# Challenge
Skip the pictures. Repeat everything else in the records word for word.

# Records for this exercise
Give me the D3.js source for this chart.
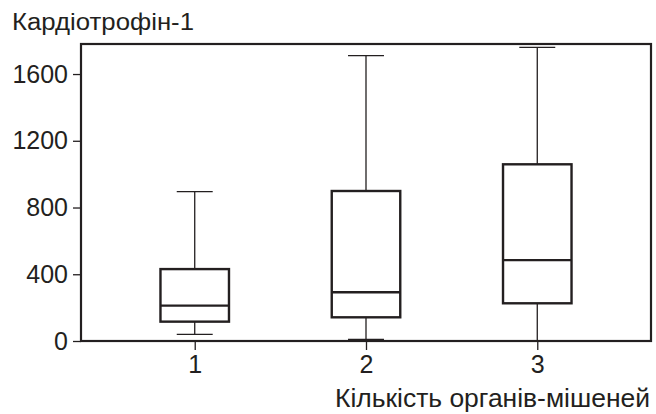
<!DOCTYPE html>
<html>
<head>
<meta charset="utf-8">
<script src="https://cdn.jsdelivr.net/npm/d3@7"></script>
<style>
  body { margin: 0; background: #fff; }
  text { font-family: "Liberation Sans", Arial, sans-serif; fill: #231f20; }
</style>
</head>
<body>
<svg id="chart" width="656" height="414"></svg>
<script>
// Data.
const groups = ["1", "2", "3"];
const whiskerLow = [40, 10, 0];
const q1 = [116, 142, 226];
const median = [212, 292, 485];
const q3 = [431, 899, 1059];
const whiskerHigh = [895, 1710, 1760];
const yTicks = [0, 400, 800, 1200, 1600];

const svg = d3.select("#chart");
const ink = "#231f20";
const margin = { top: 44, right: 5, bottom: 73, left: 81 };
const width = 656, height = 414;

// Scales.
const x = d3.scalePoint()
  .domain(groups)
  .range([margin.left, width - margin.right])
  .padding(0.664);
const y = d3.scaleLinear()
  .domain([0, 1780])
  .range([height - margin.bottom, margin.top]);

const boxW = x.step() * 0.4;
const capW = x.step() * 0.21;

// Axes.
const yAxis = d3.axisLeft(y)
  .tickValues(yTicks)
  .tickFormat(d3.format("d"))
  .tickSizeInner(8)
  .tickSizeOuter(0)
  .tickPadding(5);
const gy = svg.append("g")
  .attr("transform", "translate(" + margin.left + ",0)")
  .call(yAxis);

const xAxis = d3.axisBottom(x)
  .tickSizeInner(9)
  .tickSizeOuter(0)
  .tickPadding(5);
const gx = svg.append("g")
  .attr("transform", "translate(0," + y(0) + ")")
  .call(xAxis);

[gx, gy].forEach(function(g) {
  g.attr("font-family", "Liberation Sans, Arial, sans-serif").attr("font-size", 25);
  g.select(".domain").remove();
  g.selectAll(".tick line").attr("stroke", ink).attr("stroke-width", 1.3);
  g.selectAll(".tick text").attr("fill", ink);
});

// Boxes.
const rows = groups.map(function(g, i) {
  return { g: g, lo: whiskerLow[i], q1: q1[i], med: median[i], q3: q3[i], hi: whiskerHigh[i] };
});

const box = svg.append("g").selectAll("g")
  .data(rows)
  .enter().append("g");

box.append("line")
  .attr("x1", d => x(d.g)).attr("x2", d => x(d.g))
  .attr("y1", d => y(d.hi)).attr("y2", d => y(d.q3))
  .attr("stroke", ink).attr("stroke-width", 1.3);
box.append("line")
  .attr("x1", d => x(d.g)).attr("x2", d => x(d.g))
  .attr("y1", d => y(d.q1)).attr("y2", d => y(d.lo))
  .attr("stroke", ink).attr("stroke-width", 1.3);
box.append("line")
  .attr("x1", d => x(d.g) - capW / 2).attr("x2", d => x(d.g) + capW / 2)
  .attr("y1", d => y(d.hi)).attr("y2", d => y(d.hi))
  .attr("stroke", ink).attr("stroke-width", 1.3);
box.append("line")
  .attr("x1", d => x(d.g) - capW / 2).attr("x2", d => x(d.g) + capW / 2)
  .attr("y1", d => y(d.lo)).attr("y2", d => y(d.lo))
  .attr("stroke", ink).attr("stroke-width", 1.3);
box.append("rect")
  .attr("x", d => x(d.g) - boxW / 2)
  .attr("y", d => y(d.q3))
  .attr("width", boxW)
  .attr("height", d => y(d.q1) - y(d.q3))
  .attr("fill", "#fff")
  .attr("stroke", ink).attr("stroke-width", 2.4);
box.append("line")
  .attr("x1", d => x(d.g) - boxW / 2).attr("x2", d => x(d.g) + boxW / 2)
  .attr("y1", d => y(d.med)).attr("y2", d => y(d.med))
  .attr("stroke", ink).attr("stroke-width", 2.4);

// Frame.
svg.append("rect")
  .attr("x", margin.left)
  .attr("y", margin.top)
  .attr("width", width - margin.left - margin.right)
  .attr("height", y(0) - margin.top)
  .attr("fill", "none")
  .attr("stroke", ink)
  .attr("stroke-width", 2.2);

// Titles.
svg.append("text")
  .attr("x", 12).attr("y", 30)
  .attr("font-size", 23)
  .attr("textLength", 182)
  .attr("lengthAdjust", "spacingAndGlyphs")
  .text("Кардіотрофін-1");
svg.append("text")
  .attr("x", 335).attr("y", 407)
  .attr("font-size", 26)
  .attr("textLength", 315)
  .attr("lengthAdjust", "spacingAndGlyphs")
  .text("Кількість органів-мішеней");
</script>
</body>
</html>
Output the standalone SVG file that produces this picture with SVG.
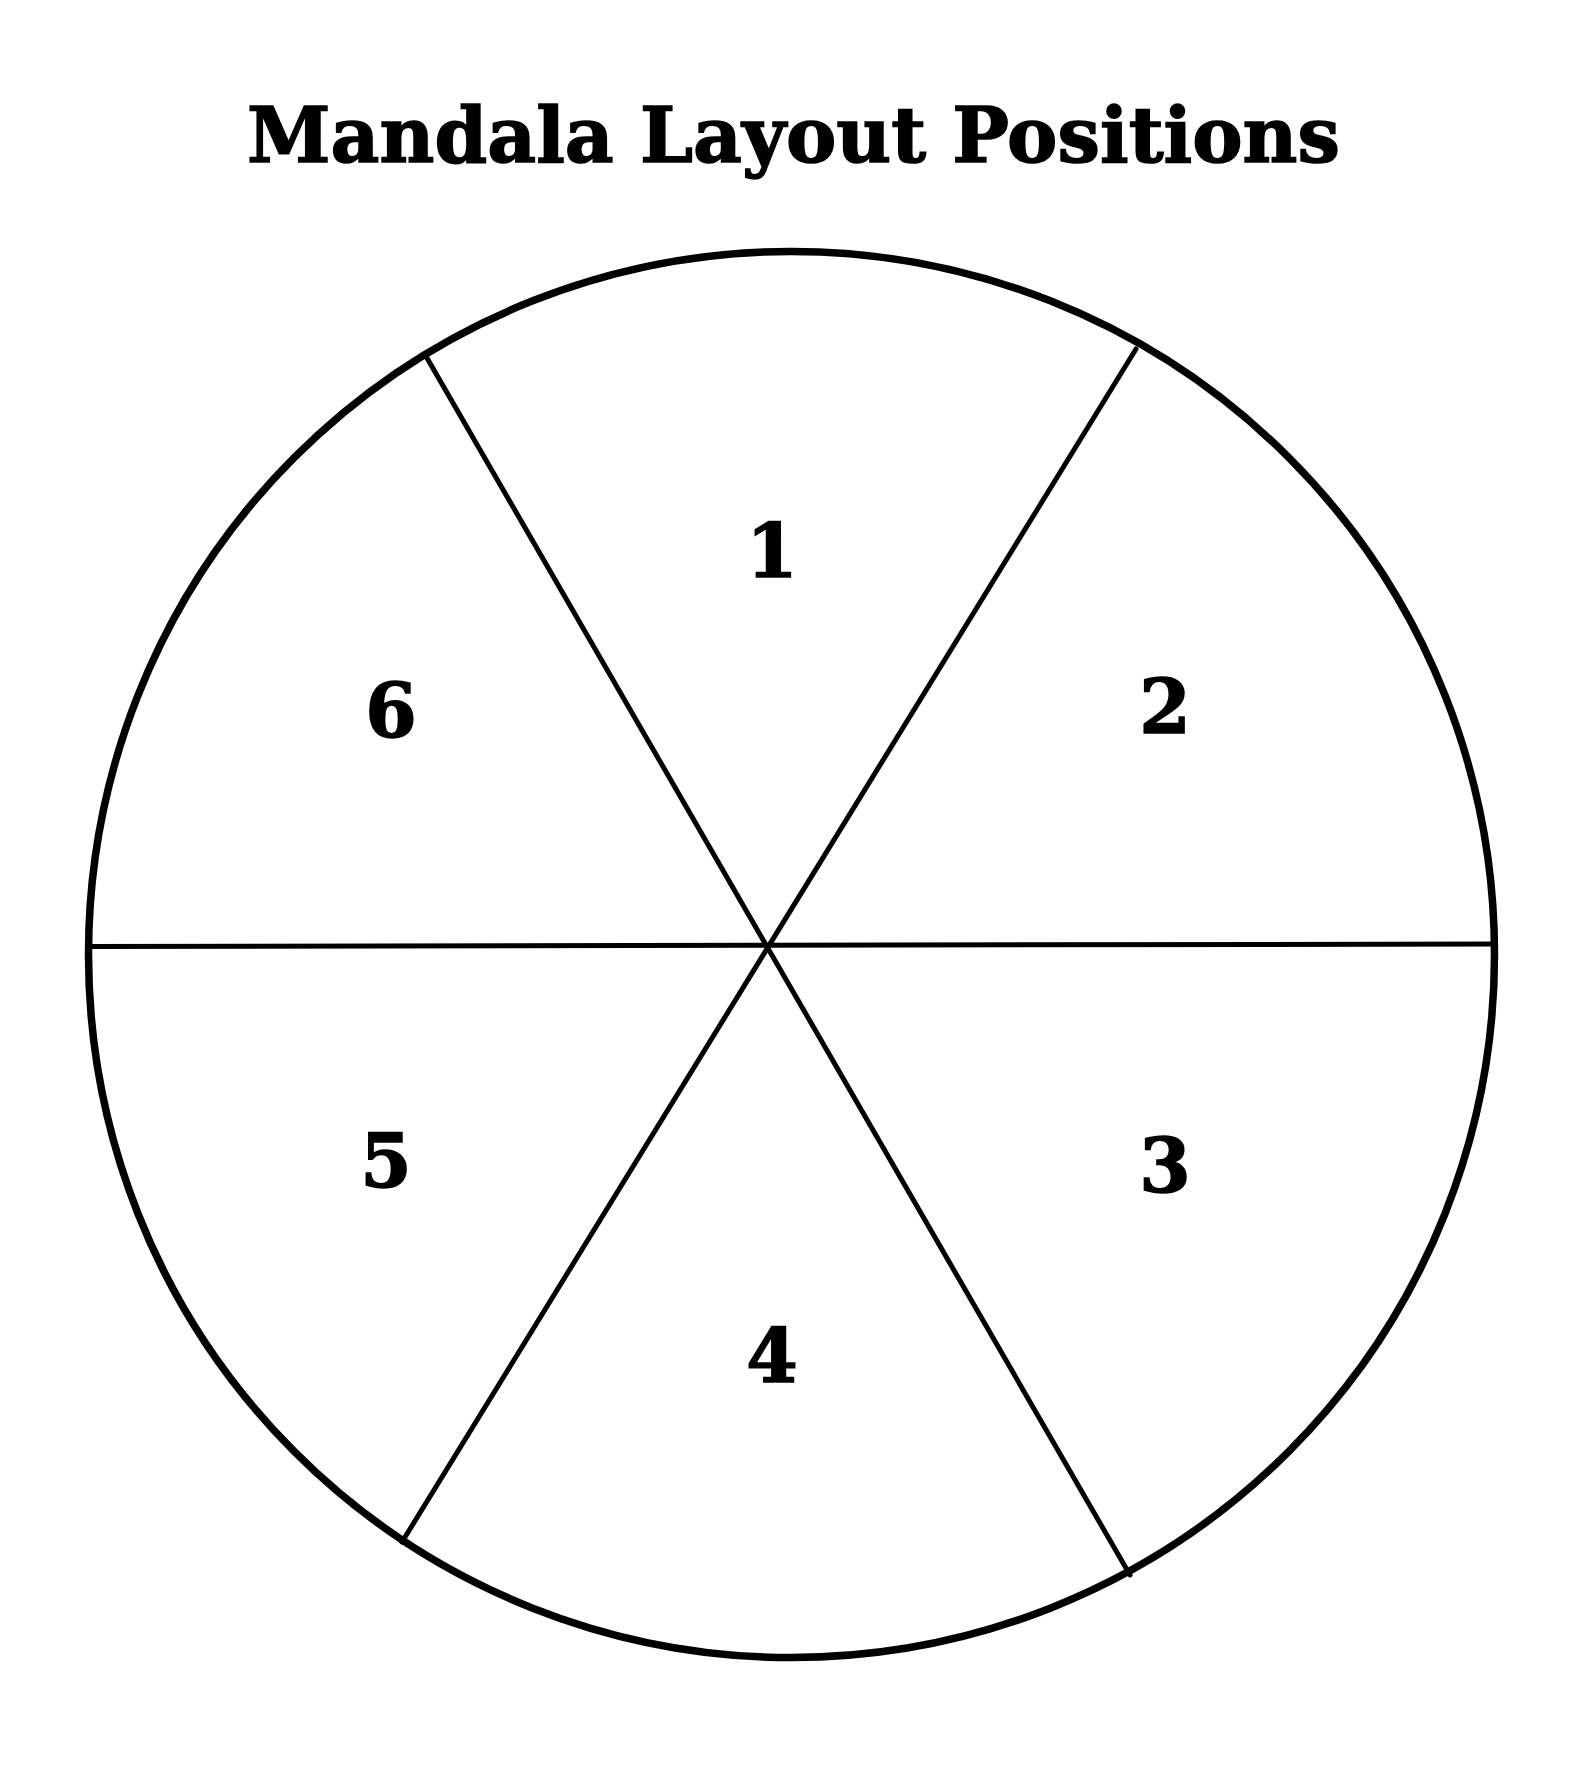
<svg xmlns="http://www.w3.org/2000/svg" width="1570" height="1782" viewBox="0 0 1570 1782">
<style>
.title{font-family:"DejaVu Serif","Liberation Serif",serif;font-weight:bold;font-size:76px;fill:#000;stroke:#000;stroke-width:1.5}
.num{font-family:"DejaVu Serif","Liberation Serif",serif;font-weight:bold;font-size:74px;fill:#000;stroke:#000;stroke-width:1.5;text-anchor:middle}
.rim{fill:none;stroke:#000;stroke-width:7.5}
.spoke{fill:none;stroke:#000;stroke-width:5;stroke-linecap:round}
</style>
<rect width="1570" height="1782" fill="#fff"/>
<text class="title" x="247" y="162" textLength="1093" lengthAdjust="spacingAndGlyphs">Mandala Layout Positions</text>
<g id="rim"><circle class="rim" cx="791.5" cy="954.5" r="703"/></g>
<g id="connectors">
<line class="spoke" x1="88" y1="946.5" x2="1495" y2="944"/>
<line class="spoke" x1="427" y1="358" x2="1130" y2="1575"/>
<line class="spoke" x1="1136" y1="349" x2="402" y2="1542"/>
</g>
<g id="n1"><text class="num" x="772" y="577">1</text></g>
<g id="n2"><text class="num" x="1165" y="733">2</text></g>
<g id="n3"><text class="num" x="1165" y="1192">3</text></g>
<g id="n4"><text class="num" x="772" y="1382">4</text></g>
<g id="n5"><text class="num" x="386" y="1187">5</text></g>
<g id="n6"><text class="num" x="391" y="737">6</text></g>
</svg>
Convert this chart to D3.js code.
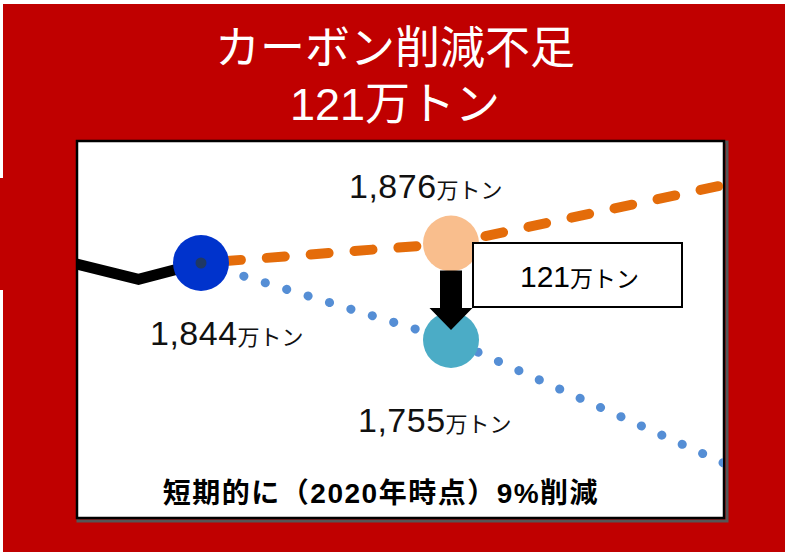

# Result for this task
Give me the D3.js source for this chart.
<!DOCTYPE html>
<html>
<head>
<meta charset="utf-8">
<script src="https://cdn.jsdelivr.net/npm/d3@7"></script>
<style>
  body { margin: 0; background: #fff; }
  text { font-family: "Liberation Sans", Arial, sans-serif; fill: #231f20; }
</style>
</head>
<body>
<svg id="chart" width="656" height="414"></svg>
<script>
// Data.
const groups = ["1", "2", "3"];
const whiskerLow = [40, 10, 0];
const q1 = [116, 142, 226];
const median = [212, 292, 485];
const q3 = [431, 899, 1059];
const whiskerHigh = [895, 1710, 1760];
const yTicks = [0, 400, 800, 1200, 1600];

const svg = d3.select("#chart");
const ink = "#231f20";
const margin = { top: 44, right: 5, bottom: 73, left: 81 };
const width = 656, height = 414;

// Scales.
const x = d3.scalePoint()
  .domain(groups)
  .range([margin.left, width - margin.right])
  .padding(0.664);
const y = d3.scaleLinear()
  .domain([0, 1780])
  .range([height - margin.bottom, margin.top]);

const boxW = x.step() * 0.4;
const capW = x.step() * 0.21;

// Axes.
const yAxis = d3.axisLeft(y)
  .tickValues(yTicks)
  .tickFormat(d3.format("d"))
  .tickSizeInner(8)
  .tickSizeOuter(0)
  .tickPadding(5);
const gy = svg.append("g")
  .attr("transform", "translate(" + margin.left + ",0)")
  .call(yAxis);

const xAxis = d3.axisBottom(x)
  .tickSizeInner(9)
  .tickSizeOuter(0)
  .tickPadding(5);
const gx = svg.append("g")
  .attr("transform", "translate(0," + y(0) + ")")
  .call(xAxis);

[gx, gy].forEach(function(g) {
  g.attr("font-family", "Liberation Sans, Arial, sans-serif").attr("font-size", 25);
  g.select(".domain").remove();
  g.selectAll(".tick line").attr("stroke", ink).attr("stroke-width", 1.3);
  g.selectAll(".tick text").attr("fill", ink);
});

// Boxes.
const rows = groups.map(function(g, i) {
  return { g: g, lo: whiskerLow[i], q1: q1[i], med: median[i], q3: q3[i], hi: whiskerHigh[i] };
});

const box = svg.append("g").selectAll("g")
  .data(rows)
  .enter().append("g");

box.append("line")
  .attr("x1", d => x(d.g)).attr("x2", d => x(d.g))
  .attr("y1", d => y(d.hi)).attr("y2", d => y(d.q3))
  .attr("stroke", ink).attr("stroke-width", 1.3);
box.append("line")
  .attr("x1", d => x(d.g)).attr("x2", d => x(d.g))
  .attr("y1", d => y(d.q1)).attr("y2", d => y(d.lo))
  .attr("stroke", ink).attr("stroke-width", 1.3);
box.append("line")
  .attr("x1", d => x(d.g) - capW / 2).attr("x2", d => x(d.g) + capW / 2)
  .attr("y1", d => y(d.hi)).attr("y2", d => y(d.hi))
  .attr("stroke", ink).attr("stroke-width", 1.3);
box.append("line")
  .attr("x1", d => x(d.g) - capW / 2).attr("x2", d => x(d.g) + capW / 2)
  .attr("y1", d => y(d.lo)).attr("y2", d => y(d.lo))
  .attr("stroke", ink).attr("stroke-width", 1.3);
box.append("rect")
  .attr("x", d => x(d.g) - boxW / 2)
  .attr("y", d => y(d.q3))
  .attr("width", boxW)
  .attr("height", d => y(d.q1) - y(d.q3))
  .attr("fill", "#fff")
  .attr("stroke", ink).attr("stroke-width", 2.4);
box.append("line")
  .attr("x1", d => x(d.g) - boxW / 2).attr("x2", d => x(d.g) + boxW / 2)
  .attr("y1", d => y(d.med)).attr("y2", d => y(d.med))
  .attr("stroke", ink).attr("stroke-width", 2.4);

// Frame.
svg.append("rect")
  .attr("x", margin.left)
  .attr("y", margin.top)
  .attr("width", width - margin.left - margin.right)
  .attr("height", y(0) - margin.top)
  .attr("fill", "none")
  .attr("stroke", ink)
  .attr("stroke-width", 2.2);

// Titles.
svg.append("text")
  .attr("x", 12).attr("y", 30)
  .attr("font-size", 23)
  .attr("textLength", 182)
  .attr("lengthAdjust", "spacingAndGlyphs")
  .text("Кардіотрофін-1");
svg.append("text")
  .attr("x", 335).attr("y", 407)
  .attr("font-size", 26)
  .attr("textLength", 315)
  .attr("lengthAdjust", "spacingAndGlyphs")
  .text("Кількість органів-мішеней");
</script>
</body>
</html>
Output the standalone SVG file that produces this picture with SVG.
<svg xmlns="http://www.w3.org/2000/svg" width="1570" height="1782" viewBox="0 0 1570 1782">
<style>
.title{font-family:"DejaVu Serif","Liberation Serif",serif;font-weight:bold;font-size:76px;fill:#000;stroke:#000;stroke-width:1.5}
.num{font-family:"DejaVu Serif","Liberation Serif",serif;font-weight:bold;font-size:74px;fill:#000;stroke:#000;stroke-width:1.5;text-anchor:middle}
.rim{fill:none;stroke:#000;stroke-width:7.5}
.spoke{fill:none;stroke:#000;stroke-width:5;stroke-linecap:round}
</style>
<rect width="1570" height="1782" fill="#fff"/>
<text class="title" x="247" y="162" textLength="1093" lengthAdjust="spacingAndGlyphs">Mandala Layout Positions</text>
<g id="rim"><circle class="rim" cx="791.5" cy="954.5" r="703"/></g>
<g id="connectors">
<line class="spoke" x1="88" y1="946.5" x2="1495" y2="944"/>
<line class="spoke" x1="427" y1="358" x2="1130" y2="1575"/>
<line class="spoke" x1="1136" y1="349" x2="402" y2="1542"/>
</g>
<g id="n1"><text class="num" x="772" y="577">1</text></g>
<g id="n2"><text class="num" x="1165" y="733">2</text></g>
<g id="n3"><text class="num" x="1165" y="1192">3</text></g>
<g id="n4"><text class="num" x="772" y="1382">4</text></g>
<g id="n5"><text class="num" x="386" y="1187">5</text></g>
<g id="n6"><text class="num" x="391" y="737">6</text></g>
</svg>
Convert this chart to D3.js code.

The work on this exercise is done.